» **Task instructions**: Leaving out the pictures, retype all the material exactly.

========================================

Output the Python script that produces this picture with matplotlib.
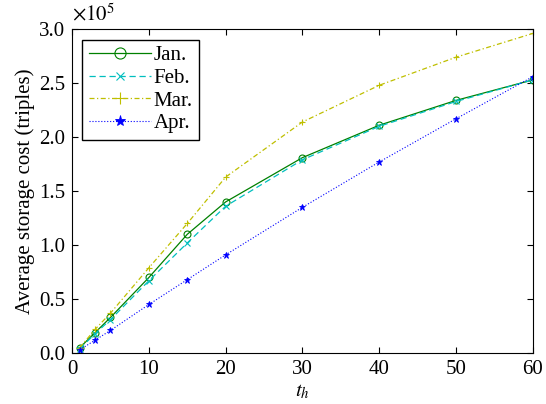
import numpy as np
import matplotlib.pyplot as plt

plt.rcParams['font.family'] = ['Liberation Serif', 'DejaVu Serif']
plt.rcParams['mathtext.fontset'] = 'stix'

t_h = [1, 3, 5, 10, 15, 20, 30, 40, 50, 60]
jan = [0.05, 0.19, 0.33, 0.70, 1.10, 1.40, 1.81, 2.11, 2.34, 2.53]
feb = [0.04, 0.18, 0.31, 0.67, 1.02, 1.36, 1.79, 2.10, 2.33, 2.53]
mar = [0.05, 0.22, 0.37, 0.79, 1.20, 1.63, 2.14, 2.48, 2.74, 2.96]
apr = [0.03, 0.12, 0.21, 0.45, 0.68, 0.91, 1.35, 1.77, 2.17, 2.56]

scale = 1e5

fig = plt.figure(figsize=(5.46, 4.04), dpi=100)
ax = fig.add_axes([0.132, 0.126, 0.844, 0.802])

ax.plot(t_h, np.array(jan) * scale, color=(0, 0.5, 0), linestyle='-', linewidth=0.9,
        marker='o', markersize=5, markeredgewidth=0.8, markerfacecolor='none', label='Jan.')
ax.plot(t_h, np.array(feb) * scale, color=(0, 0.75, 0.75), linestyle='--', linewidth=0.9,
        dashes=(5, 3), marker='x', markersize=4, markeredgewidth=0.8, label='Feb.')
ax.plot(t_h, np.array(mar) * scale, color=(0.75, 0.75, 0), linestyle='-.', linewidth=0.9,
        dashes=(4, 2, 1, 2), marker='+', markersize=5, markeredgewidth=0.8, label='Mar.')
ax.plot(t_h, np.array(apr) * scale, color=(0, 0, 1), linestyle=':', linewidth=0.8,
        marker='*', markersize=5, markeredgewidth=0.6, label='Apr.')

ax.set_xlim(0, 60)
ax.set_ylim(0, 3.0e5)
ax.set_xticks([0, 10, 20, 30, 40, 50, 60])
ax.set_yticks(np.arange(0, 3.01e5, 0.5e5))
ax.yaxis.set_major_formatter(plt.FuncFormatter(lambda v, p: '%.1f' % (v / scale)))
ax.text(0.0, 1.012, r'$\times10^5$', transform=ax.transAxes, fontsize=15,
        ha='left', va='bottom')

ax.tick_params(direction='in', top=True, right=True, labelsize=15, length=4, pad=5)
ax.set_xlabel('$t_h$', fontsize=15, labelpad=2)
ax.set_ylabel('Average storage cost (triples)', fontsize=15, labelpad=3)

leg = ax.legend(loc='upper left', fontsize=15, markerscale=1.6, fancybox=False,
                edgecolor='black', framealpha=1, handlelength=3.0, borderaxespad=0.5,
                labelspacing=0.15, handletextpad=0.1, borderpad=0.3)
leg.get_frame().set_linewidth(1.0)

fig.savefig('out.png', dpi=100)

========================================

» **Solution to the problem**:
Output the Python script that produces this picture with matplotlib.
import numpy as np
import matplotlib.pyplot as plt

plt.rcParams['font.family'] = ['Liberation Serif', 'DejaVu Serif']
plt.rcParams['mathtext.fontset'] = 'stix'

t_h = [1, 3, 5, 10, 15, 20, 30, 40, 50, 60]
jan = [0.05, 0.19, 0.33, 0.70, 1.10, 1.40, 1.81, 2.11, 2.34, 2.53]
feb = [0.04, 0.18, 0.31, 0.67, 1.02, 1.36, 1.79, 2.10, 2.33, 2.53]
mar = [0.05, 0.22, 0.37, 0.79, 1.20, 1.63, 2.14, 2.48, 2.74, 2.96]
apr = [0.03, 0.12, 0.21, 0.45, 0.68, 0.91, 1.35, 1.77, 2.17, 2.56]

scale = 1e5

fig = plt.figure(figsize=(5.46, 4.04), dpi=100)
ax = fig.add_axes([0.132, 0.126, 0.844, 0.802])

ax.plot(t_h, np.array(jan) * scale, color=(0, 0.5, 0), linestyle='-', linewidth=0.9,
        marker='o', markersize=5, markeredgewidth=0.8, markerfacecolor='none', label='Jan.')
ax.plot(t_h, np.array(feb) * scale, color=(0, 0.75, 0.75), linestyle='--', linewidth=0.9,
        dashes=(5, 3), marker='x', markersize=4, markeredgewidth=0.8, label='Feb.')
ax.plot(t_h, np.array(mar) * scale, color=(0.75, 0.75, 0), linestyle='-.', linewidth=0.9,
        dashes=(4, 2, 1, 2), marker='+', markersize=5, markeredgewidth=0.8, label='Mar.')
ax.plot(t_h, np.array(apr) * scale, color=(0, 0, 1), linestyle=':', linewidth=0.8,
        marker='*', markersize=5, markeredgewidth=0.6, label='Apr.')

ax.set_xlim(0, 60)
ax.set_ylim(0, 3.0e5)
ax.set_xticks([0, 10, 20, 30, 40, 50, 60])
ax.set_yticks(np.arange(0, 3.01e5, 0.5e5))
ax.yaxis.set_major_formatter(plt.FuncFormatter(lambda v, p: '%.1f' % (v / scale)))
ax.text(0.0, 1.012, r'$\times10^5$', transform=ax.transAxes, fontsize=15,
        ha='left', va='bottom')

ax.tick_params(direction='in', top=True, right=True, labelsize=15, length=4, pad=5)
ax.set_xlabel('$t_h$', fontsize=15, labelpad=2)
ax.set_ylabel('Average storage cost (triples)', fontsize=15, labelpad=3)

leg = ax.legend(loc='upper left', fontsize=15, markerscale=1.6, fancybox=False,
                edgecolor='black', framealpha=1, handlelength=3.0, borderaxespad=0.5,
                labelspacing=0.15, handletextpad=0.1, borderpad=0.3)
leg.get_frame().set_linewidth(1.0)

fig.savefig('out.png', dpi=100)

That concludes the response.